▸ **STATED EXERCISE**
Quote the whole listing word for word. Do not include the pictures.

§ §

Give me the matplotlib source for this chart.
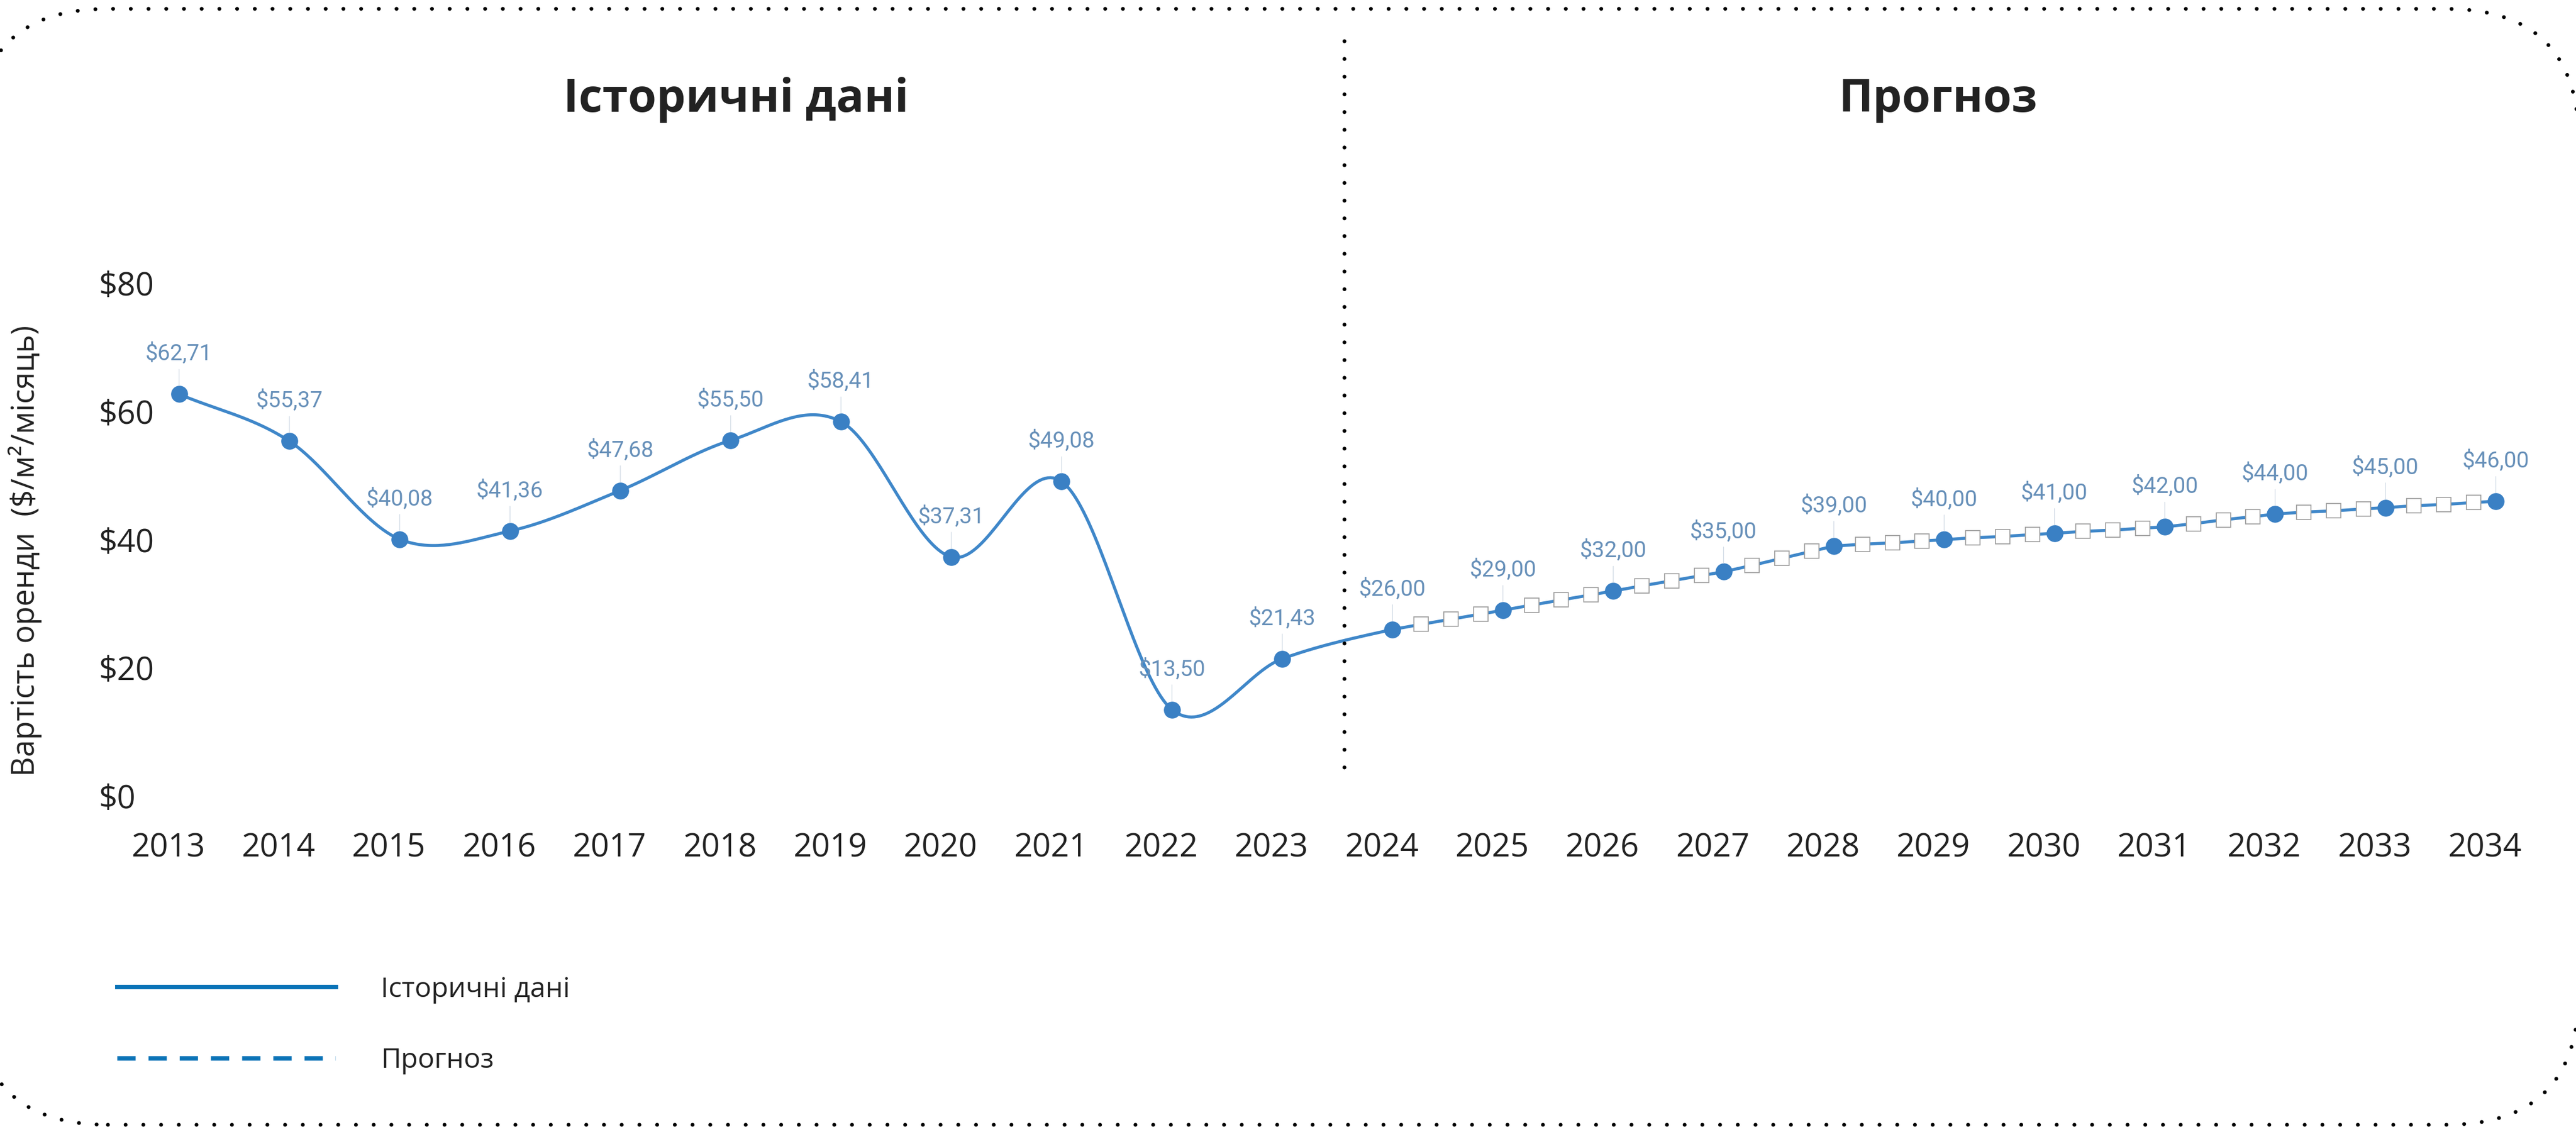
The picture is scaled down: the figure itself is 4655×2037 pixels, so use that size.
import numpy as np
import matplotlib
matplotlib.use("Agg")
import matplotlib.pyplot as plt
from matplotlib import patches, transforms
from matplotlib.lines import Line2D

# ---------------- data ----------------
hist_years = [2013, 2014, 2015, 2016, 2017, 2018, 2019, 2020, 2021, 2022, 2023]
hist_values = [62.71, 55.37, 40.08, 41.36, 47.68, 55.50, 58.41, 37.31, 49.08, 13.50, 21.43]

fc_years = [2024, 2025, 2026, 2027, 2028, 2029, 2030, 2031, 2032, 2033, 2034]
fc_values = [26.00, 29.00, 32.00, 35.00, 39.00, 40.00, 41.00, 42.00, 44.00, 45.00, 46.00]

# intermediate (sub-annual) forecast points, white squares
sub_years = [y + f for y in range(2024, 2034) for f in (0.26, 0.53, 0.80)]
sub_values = [26.8, 27.6, 28.4,
              29.8, 30.6, 31.4,
              32.8, 33.6, 34.4,
              36.0, 37.1, 38.2,
              39.3, 39.5, 39.8,
              40.3, 40.5, 40.8,
              41.3, 41.5, 41.8,
              42.5, 43.1, 43.6,
              44.3, 44.5, 44.8,
              45.3, 45.5, 45.8]

y_ticks = [0, 20, 40, 60, 80]
y_tick_labels = ["$0", "$20", "$40", "$60", "$80"]
x_ticks = list(range(2013, 2035))
divider_year = 2023.56

title_hist = "Історичні дані"
title_fc = "Прогноз"
y_label = "Вартість оренди  ($/м²/місяць)"
legend_labels = ["Історичні дані", "Прогноз"]

# ---------------- style ----------------
W, H, DPI = 4655, 2037, 100
LINE_C = "#3f87c9"
MARK_C = "#3a80c4"
LABEL_C = "#6790b9"
LEG_C = "#0a73b7"
TEXT_C = "#222222"
SANS = ["Open Sans", "DejaVu Sans"]
plt.rcParams["font.family"] = SANS


def catmull_rom(xs, ys, n=40):
    xs = np.asarray(xs, float)
    ys = np.asarray(ys, float)
    px = np.concatenate([[2 * xs[0] - xs[1]], xs, [2 * xs[-1] - xs[-2]]])
    py = np.concatenate([[2 * ys[0] - ys[1]], ys, [2 * ys[-1] - ys[-2]]])
    ox, oy = [], []
    t = np.linspace(0, 1, n, endpoint=False)
    for i in range(1, len(px) - 2):
        x0, x1, x2, x3 = px[i - 1:i + 3]
        y0, y1, y2, y3 = py[i - 1:i + 3]
        t2, t3 = t * t, t * t * t
        for p0, p1, p2, p3, out in ((x0, x1, x2, x3, ox), (y0, y1, y2, y3, oy)):
            out.extend(0.5 * ((2 * p1) + (-p0 + p2) * t +
                              (2 * p0 - 5 * p1 + 4 * p2 - p3) * t2 +
                              (-p0 + 3 * p1 - 3 * p2 + p3) * t3))
    ox.append(xs[-1]); oy.append(ys[-1])
    return np.array(ox), np.array(oy)


fig = plt.figure(figsize=(W / DPI, H / DPI), dpi=DPI)
fig.patch.set_facecolor("white")

ax_left, ax_right = 323.6, 4510.0
ax_top, ax_bottom = 512.0, 1439.0
ax = fig.add_axes([ax_left / W, 1 - ax_bottom / H, (ax_right - ax_left) / W, (ax_bottom - ax_top) / H])
ax.set_xlim(2013, 2034)
ax.set_ylim(0, 80)
ax.patch.set_alpha(0)
for s in ax.spines.values():
    s.set_visible(False)

# smooth historical curve (continues into 2024)
sx, sy = catmull_rom(hist_years + fc_years[:2], hist_values + fc_values[:2])
mask = sx <= fc_years[0] + 1e-9
ax.plot(sx[mask], sy[mask], color=LINE_C, lw=4, solid_capstyle="round", zorder=3, clip_on=False)

# forecast polyline through circles and squares
all_fx = np.array(fc_years + sub_years, float)
all_fy = np.array(fc_values + sub_values, float)
order = np.argsort(all_fx)
ax.plot(all_fx[order], all_fy[order], color=LINE_C, lw=4, solid_capstyle="round", zorder=3, clip_on=False)

ax.plot(sub_years, sub_values, linestyle="none", marker="s", markersize=19,
        markerfacecolor="white", markeredgecolor="#a0a0a0", markeredgewidth=1.3, zorder=4, clip_on=False)
ax.plot(hist_years + fc_years, hist_values + fc_values, linestyle="none", marker="o", markersize=21,
        markerfacecolor=MARK_C, markeredgecolor=MARK_C, zorder=5, clip_on=False)

# value labels with leader lines
for x, v in zip(hist_years + fc_years, hist_values + fc_values):
    txt = "$" + f"{v:.2f}".replace(".", ",")
    ax.annotate(txt, xy=(x, v), xytext=(0, 44), textcoords="offset points",
                ha="center", va="baseline", fontsize=29, color=LABEL_C,
                family=["Roboto", "DejaVu Sans"], zorder=6,
                arrowprops=dict(arrowstyle="-", color="#cfd9e4", lw=0.9, shrinkA=4, shrinkB=11))

# axes ticks
ax.set_yticks(y_ticks)
ax.set_yticklabels(y_tick_labels)
ax.set_xticks(x_ticks)
ax.set_xticklabels([str(x) for x in x_ticks])
ax.tick_params(axis="both", length=0, labelsize=42, labelcolor=TEXT_C)
ax.tick_params(axis="y", pad=(ax_left - 178) * 72 / DPI)
ax.tick_params(axis="x", pad=47)
for lab in ax.get_yticklabels():
    lab.set_horizontalalignment("left")
off = transforms.ScaledTranslation(-20 / DPI, 0, fig.dpi_scale_trans)
for lab in ax.get_xticklabels():
    lab.set_transform(lab.get_transform() + off)

# y label
fig.text(45 / W, 1 - 995 / H, y_label, rotation=90, ha="center", va="center",
         fontsize=40, color=TEXT_C)

# section titles
fig.text(1330 / W, 1 - 202 / H, title_hist, ha="center", va="baseline",
         fontsize=60, fontweight="bold", color=TEXT_C)
fig.text(3502 / W, 1 - 202 / H, title_fc, ha="center", va="baseline",
         fontsize=60, fontweight="bold", color=TEXT_C)

# vertical dotted divider
btr = transforms.blended_transform_factory(ax.transData, fig.transFigure)
vline = Line2D([divider_year, divider_year], [1 - 74 / H, 1 - 1395 / H], transform=btr,
               color="black", lw=5, linestyle=(0, (0.01, 4.6)), dash_capstyle="round")
fig.add_artist(vline)

# rounded dotted frame (pixel coordinates); white face avoids canvas-edge clipping artefacts
f_left, f_right, f_top, f_bottom = -45, 4660, 16, 2033
frame = patches.FancyBboxPatch((f_left, H - f_bottom), f_right - f_left, f_bottom - f_top,
                               boxstyle="round,pad=0,rounding_size=240",
                               transform=transforms.IdentityTransform(),
                               facecolor="white", edgecolor="black", lw=5,
                               linestyle=(0, (0.01, 4.6)), zorder=-1)
frame.set_capstyle("round")
fig.add_artist(frame)

# legend
handles = [Line2D([], [], color=LEG_C, lw=5.8),
           Line2D([], [], color=LEG_C, lw=5.8, linestyle=(0, (4.1, 2.9)))]
fig.legend(handles, legend_labels, loc="upper left", bbox_to_anchor=(212 / W, 1 - 1764 / H),
           frameon=False, fontsize=36, handlelength=7.9, handletextpad=1.62,
           labelspacing=1.58, borderpad=0, borderaxespad=0, labelcolor=TEXT_C)

fig.savefig("out.png", dpi=DPI, facecolor="white")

§ §

▸ **EXERCISE OUTPUT**
Give me the matplotlib source for this chart.
The picture is scaled down: the figure itself is 4655×2037 pixels, so use that size.
import numpy as np
import matplotlib
matplotlib.use("Agg")
import matplotlib.pyplot as plt
from matplotlib import patches, transforms
from matplotlib.lines import Line2D

# ---------------- data ----------------
hist_years = [2013, 2014, 2015, 2016, 2017, 2018, 2019, 2020, 2021, 2022, 2023]
hist_values = [62.71, 55.37, 40.08, 41.36, 47.68, 55.50, 58.41, 37.31, 49.08, 13.50, 21.43]

fc_years = [2024, 2025, 2026, 2027, 2028, 2029, 2030, 2031, 2032, 2033, 2034]
fc_values = [26.00, 29.00, 32.00, 35.00, 39.00, 40.00, 41.00, 42.00, 44.00, 45.00, 46.00]

# intermediate (sub-annual) forecast points, white squares
sub_years = [y + f for y in range(2024, 2034) for f in (0.26, 0.53, 0.80)]
sub_values = [26.8, 27.6, 28.4,
              29.8, 30.6, 31.4,
              32.8, 33.6, 34.4,
              36.0, 37.1, 38.2,
              39.3, 39.5, 39.8,
              40.3, 40.5, 40.8,
              41.3, 41.5, 41.8,
              42.5, 43.1, 43.6,
              44.3, 44.5, 44.8,
              45.3, 45.5, 45.8]

y_ticks = [0, 20, 40, 60, 80]
y_tick_labels = ["$0", "$20", "$40", "$60", "$80"]
x_ticks = list(range(2013, 2035))
divider_year = 2023.56

title_hist = "Історичні дані"
title_fc = "Прогноз"
y_label = "Вартість оренди  ($/м²/місяць)"
legend_labels = ["Історичні дані", "Прогноз"]

# ---------------- style ----------------
W, H, DPI = 4655, 2037, 100
LINE_C = "#3f87c9"
MARK_C = "#3a80c4"
LABEL_C = "#6790b9"
LEG_C = "#0a73b7"
TEXT_C = "#222222"
SANS = ["Open Sans", "DejaVu Sans"]
plt.rcParams["font.family"] = SANS


def catmull_rom(xs, ys, n=40):
    xs = np.asarray(xs, float)
    ys = np.asarray(ys, float)
    px = np.concatenate([[2 * xs[0] - xs[1]], xs, [2 * xs[-1] - xs[-2]]])
    py = np.concatenate([[2 * ys[0] - ys[1]], ys, [2 * ys[-1] - ys[-2]]])
    ox, oy = [], []
    t = np.linspace(0, 1, n, endpoint=False)
    for i in range(1, len(px) - 2):
        x0, x1, x2, x3 = px[i - 1:i + 3]
        y0, y1, y2, y3 = py[i - 1:i + 3]
        t2, t3 = t * t, t * t * t
        for p0, p1, p2, p3, out in ((x0, x1, x2, x3, ox), (y0, y1, y2, y3, oy)):
            out.extend(0.5 * ((2 * p1) + (-p0 + p2) * t +
                              (2 * p0 - 5 * p1 + 4 * p2 - p3) * t2 +
                              (-p0 + 3 * p1 - 3 * p2 + p3) * t3))
    ox.append(xs[-1]); oy.append(ys[-1])
    return np.array(ox), np.array(oy)


fig = plt.figure(figsize=(W / DPI, H / DPI), dpi=DPI)
fig.patch.set_facecolor("white")

ax_left, ax_right = 323.6, 4510.0
ax_top, ax_bottom = 512.0, 1439.0
ax = fig.add_axes([ax_left / W, 1 - ax_bottom / H, (ax_right - ax_left) / W, (ax_bottom - ax_top) / H])
ax.set_xlim(2013, 2034)
ax.set_ylim(0, 80)
ax.patch.set_alpha(0)
for s in ax.spines.values():
    s.set_visible(False)

# smooth historical curve (continues into 2024)
sx, sy = catmull_rom(hist_years + fc_years[:2], hist_values + fc_values[:2])
mask = sx <= fc_years[0] + 1e-9
ax.plot(sx[mask], sy[mask], color=LINE_C, lw=4, solid_capstyle="round", zorder=3, clip_on=False)

# forecast polyline through circles and squares
all_fx = np.array(fc_years + sub_years, float)
all_fy = np.array(fc_values + sub_values, float)
order = np.argsort(all_fx)
ax.plot(all_fx[order], all_fy[order], color=LINE_C, lw=4, solid_capstyle="round", zorder=3, clip_on=False)

ax.plot(sub_years, sub_values, linestyle="none", marker="s", markersize=19,
        markerfacecolor="white", markeredgecolor="#a0a0a0", markeredgewidth=1.3, zorder=4, clip_on=False)
ax.plot(hist_years + fc_years, hist_values + fc_values, linestyle="none", marker="o", markersize=21,
        markerfacecolor=MARK_C, markeredgecolor=MARK_C, zorder=5, clip_on=False)

# value labels with leader lines
for x, v in zip(hist_years + fc_years, hist_values + fc_values):
    txt = "$" + f"{v:.2f}".replace(".", ",")
    ax.annotate(txt, xy=(x, v), xytext=(0, 44), textcoords="offset points",
                ha="center", va="baseline", fontsize=29, color=LABEL_C,
                family=["Roboto", "DejaVu Sans"], zorder=6,
                arrowprops=dict(arrowstyle="-", color="#cfd9e4", lw=0.9, shrinkA=4, shrinkB=11))

# axes ticks
ax.set_yticks(y_ticks)
ax.set_yticklabels(y_tick_labels)
ax.set_xticks(x_ticks)
ax.set_xticklabels([str(x) for x in x_ticks])
ax.tick_params(axis="both", length=0, labelsize=42, labelcolor=TEXT_C)
ax.tick_params(axis="y", pad=(ax_left - 178) * 72 / DPI)
ax.tick_params(axis="x", pad=47)
for lab in ax.get_yticklabels():
    lab.set_horizontalalignment("left")
off = transforms.ScaledTranslation(-20 / DPI, 0, fig.dpi_scale_trans)
for lab in ax.get_xticklabels():
    lab.set_transform(lab.get_transform() + off)

# y label
fig.text(45 / W, 1 - 995 / H, y_label, rotation=90, ha="center", va="center",
         fontsize=40, color=TEXT_C)

# section titles
fig.text(1330 / W, 1 - 202 / H, title_hist, ha="center", va="baseline",
         fontsize=60, fontweight="bold", color=TEXT_C)
fig.text(3502 / W, 1 - 202 / H, title_fc, ha="center", va="baseline",
         fontsize=60, fontweight="bold", color=TEXT_C)

# vertical dotted divider
btr = transforms.blended_transform_factory(ax.transData, fig.transFigure)
vline = Line2D([divider_year, divider_year], [1 - 74 / H, 1 - 1395 / H], transform=btr,
               color="black", lw=5, linestyle=(0, (0.01, 4.6)), dash_capstyle="round")
fig.add_artist(vline)

# rounded dotted frame (pixel coordinates); white face avoids canvas-edge clipping artefacts
f_left, f_right, f_top, f_bottom = -45, 4660, 16, 2033
frame = patches.FancyBboxPatch((f_left, H - f_bottom), f_right - f_left, f_bottom - f_top,
                               boxstyle="round,pad=0,rounding_size=240",
                               transform=transforms.IdentityTransform(),
                               facecolor="white", edgecolor="black", lw=5,
                               linestyle=(0, (0.01, 4.6)), zorder=-1)
frame.set_capstyle("round")
fig.add_artist(frame)

# legend
handles = [Line2D([], [], color=LEG_C, lw=5.8),
           Line2D([], [], color=LEG_C, lw=5.8, linestyle=(0, (4.1, 2.9)))]
fig.legend(handles, legend_labels, loc="upper left", bbox_to_anchor=(212 / W, 1 - 1764 / H),
           frameon=False, fontsize=36, handlelength=7.9, handletextpad=1.62,
           labelspacing=1.58, borderpad=0, borderaxespad=0, labelcolor=TEXT_C)

fig.savefig("out.png", dpi=DPI, facecolor="white")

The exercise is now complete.